● **What to do**
Set the listing down again in full, word for word, with the pictures left out.

● **Source material**

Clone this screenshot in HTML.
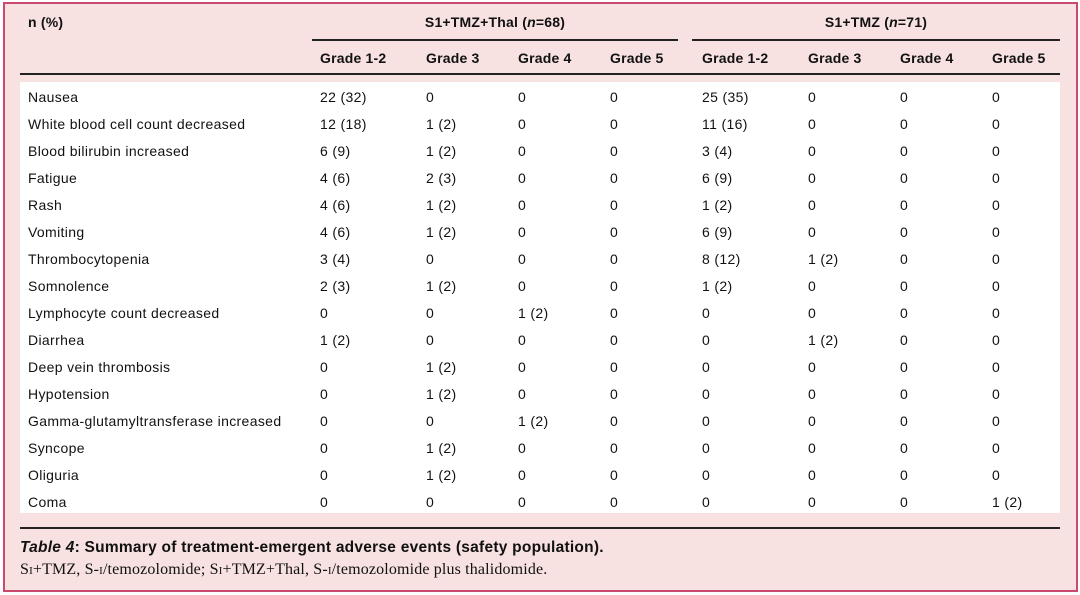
<!DOCTYPE html>
<html><head><meta charset="utf-8"><style>
body{margin:0;width:1080px;height:595px;background:#fff;font-family:"Liberation Sans",sans-serif;color:#111;}
#f{position:absolute;left:3px;top:2px;width:1071px;height:586px;border:2px solid #c94a6e;background:#f7e1e1;}
.t{position:absolute;font-size:14px;white-space:nowrap;line-height:16px;letter-spacing:0.35px;}
.b{font-weight:bold;letter-spacing:0.2px;}
.ln{position:absolute;height:2px;background:#222;}
#w{position:absolute;left:20px;top:82px;width:1040px;height:431px;background:#fff;}
</style></head><body>
<div id="f"></div>
<div id="w"></div>
<div class="t b" style="left:28px;top:14px">n (%)</div>
<div class="t b" style="left:312px;width:366px;text-align:center;top:14px">S1+TMZ+Thal (<i>n</i>=68)</div>
<div class="t b" style="left:692px;width:368px;text-align:center;top:14px">S1+TMZ (<i>n</i>=71)</div>
<div class="ln" style="left:312px;width:366px;top:39px"></div>
<div class="ln" style="left:692px;width:368px;top:39px"></div>
<div class="ln" style="left:20px;width:1040px;top:73px"></div>
<div class="ln" style="left:20px;width:1040px;top:527px"></div>
<div id="hd"></div>
<div id="rows"></div>
<div class="t b" style="left:20px;top:540px;font-size:15.5px;letter-spacing:0.25px"><i>Table 4</i>: Summary of treatment-emergent adverse events (safety population).</div>
<div class="t" style="left:20px;top:562px;font-family:'Liberation Serif',serif;font-size:16px;letter-spacing:0.15px">S<span style="font-variant:small-caps">i</span>+TMZ, S-<span style="font-variant:small-caps">i</span>/temozolomide; S<span style="font-variant:small-caps">i</span>+TMZ+Thal, S-<span style="font-variant:small-caps">i</span>/temozolomide plus thalidomide.</div>
<script>
var xs=[320,426,518,610,702,808,900,992];
var g=["Grade 1-2","Grade 3","Grade 4","Grade 5"];
var h="";
for(var i=0;i<8;i++)h+='<div class="t b" style="left:'+xs[i]+'px;top:50px">'+g[i%4]+'</div>';
document.getElementById("hd").innerHTML=h;
var d=[
["Nausea","22 (32)","0","0","0","25 (35)","0","0","0"],
["White blood cell count decreased","12 (18)","1 (2)","0","0","11 (16)","0","0","0"],
["Blood bilirubin increased","6 (9)","1 (2)","0","0","3 (4)","0","0","0"],
["Fatigue","4 (6)","2 (3)","0","0","6 (9)","0","0","0"],
["Rash","4 (6)","1 (2)","0","0","1 (2)","0","0","0"],
["Vomiting","4 (6)","1 (2)","0","0","6 (9)","0","0","0"],
["Thrombocytopenia","3 (4)","0","0","0","8 (12)","1 (2)","0","0"],
["Somnolence","2 (3)","1 (2)","0","0","1 (2)","0","0","0"],
["Lymphocyte count decreased","0","0","1 (2)","0","0","0","0","0"],
["Diarrhea","1 (2)","0","0","0","0","1 (2)","0","0"],
["Deep vein thrombosis","0","1 (2)","0","0","0","0","0","0"],
["Hypotension","0","1 (2)","0","0","0","0","0","0"],
["Gamma-glutamyltransferase increased","0","0","1 (2)","0","0","0","0","0"],
["Syncope","0","1 (2)","0","0","0","0","0","0"],
["Oliguria","0","1 (2)","0","0","0","0","0","0"],
["Coma","0","0","0","0","0","0","0","1 (2)"]];
h="";
for(var r=0;r<d.length;r++){var y=89+r*27;
h+='<div class="t" style="left:28px;top:'+y+'px">'+d[r][0]+'</div>';
for(var c=0;c<8;c++)h+='<div class="t" style="left:'+xs[c]+'px;top:'+y+'px">'+d[r][c+1]+'</div>';}
document.getElementById("rows").innerHTML=h;
</script>
</body></html>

● **Written response**
Clone this screenshot in HTML.
<!DOCTYPE html>
<html><head><meta charset="utf-8"><style>
body{margin:0;width:1080px;height:595px;background:#fff;font-family:"Liberation Sans",sans-serif;color:#111;}
#f{position:absolute;left:3px;top:2px;width:1071px;height:586px;border:2px solid #c94a6e;background:#f7e1e1;}
.t{position:absolute;font-size:14px;white-space:nowrap;line-height:16px;letter-spacing:0.35px;}
.b{font-weight:bold;letter-spacing:0.2px;}
.ln{position:absolute;height:2px;background:#222;}
#w{position:absolute;left:20px;top:82px;width:1040px;height:431px;background:#fff;}
</style></head><body>
<div id="f"></div>
<div id="w"></div>
<div class="t b" style="left:28px;top:14px">n (%)</div>
<div class="t b" style="left:312px;width:366px;text-align:center;top:14px">S1+TMZ+Thal (<i>n</i>=68)</div>
<div class="t b" style="left:692px;width:368px;text-align:center;top:14px">S1+TMZ (<i>n</i>=71)</div>
<div class="ln" style="left:312px;width:366px;top:39px"></div>
<div class="ln" style="left:692px;width:368px;top:39px"></div>
<div class="ln" style="left:20px;width:1040px;top:73px"></div>
<div class="ln" style="left:20px;width:1040px;top:527px"></div>
<div id="hd"></div>
<div id="rows"></div>
<div class="t b" style="left:20px;top:540px;font-size:15.5px;letter-spacing:0.25px"><i>Table 4</i>: Summary of treatment-emergent adverse events (safety population).</div>
<div class="t" style="left:20px;top:562px;font-family:'Liberation Serif',serif;font-size:16px;letter-spacing:0.15px">S<span style="font-variant:small-caps">i</span>+TMZ, S-<span style="font-variant:small-caps">i</span>/temozolomide; S<span style="font-variant:small-caps">i</span>+TMZ+Thal, S-<span style="font-variant:small-caps">i</span>/temozolomide plus thalidomide.</div>
<script>
var xs=[320,426,518,610,702,808,900,992];
var g=["Grade 1-2","Grade 3","Grade 4","Grade 5"];
var h="";
for(var i=0;i<8;i++)h+='<div class="t b" style="left:'+xs[i]+'px;top:50px">'+g[i%4]+'</div>';
document.getElementById("hd").innerHTML=h;
var d=[
["Nausea","22 (32)","0","0","0","25 (35)","0","0","0"],
["White blood cell count decreased","12 (18)","1 (2)","0","0","11 (16)","0","0","0"],
["Blood bilirubin increased","6 (9)","1 (2)","0","0","3 (4)","0","0","0"],
["Fatigue","4 (6)","2 (3)","0","0","6 (9)","0","0","0"],
["Rash","4 (6)","1 (2)","0","0","1 (2)","0","0","0"],
["Vomiting","4 (6)","1 (2)","0","0","6 (9)","0","0","0"],
["Thrombocytopenia","3 (4)","0","0","0","8 (12)","1 (2)","0","0"],
["Somnolence","2 (3)","1 (2)","0","0","1 (2)","0","0","0"],
["Lymphocyte count decreased","0","0","1 (2)","0","0","0","0","0"],
["Diarrhea","1 (2)","0","0","0","0","1 (2)","0","0"],
["Deep vein thrombosis","0","1 (2)","0","0","0","0","0","0"],
["Hypotension","0","1 (2)","0","0","0","0","0","0"],
["Gamma-glutamyltransferase increased","0","0","1 (2)","0","0","0","0","0"],
["Syncope","0","1 (2)","0","0","0","0","0","0"],
["Oliguria","0","1 (2)","0","0","0","0","0","0"],
["Coma","0","0","0","0","0","0","0","1 (2)"]];
h="";
for(var r=0;r<d.length;r++){var y=89+r*27;
h+='<div class="t" style="left:28px;top:'+y+'px">'+d[r][0]+'</div>';
for(var c=0;c<8;c++)h+='<div class="t" style="left:'+xs[c]+'px;top:'+y+'px">'+d[r][c+1]+'</div>';}
document.getElementById("rows").innerHTML=h;
</script>
</body></html>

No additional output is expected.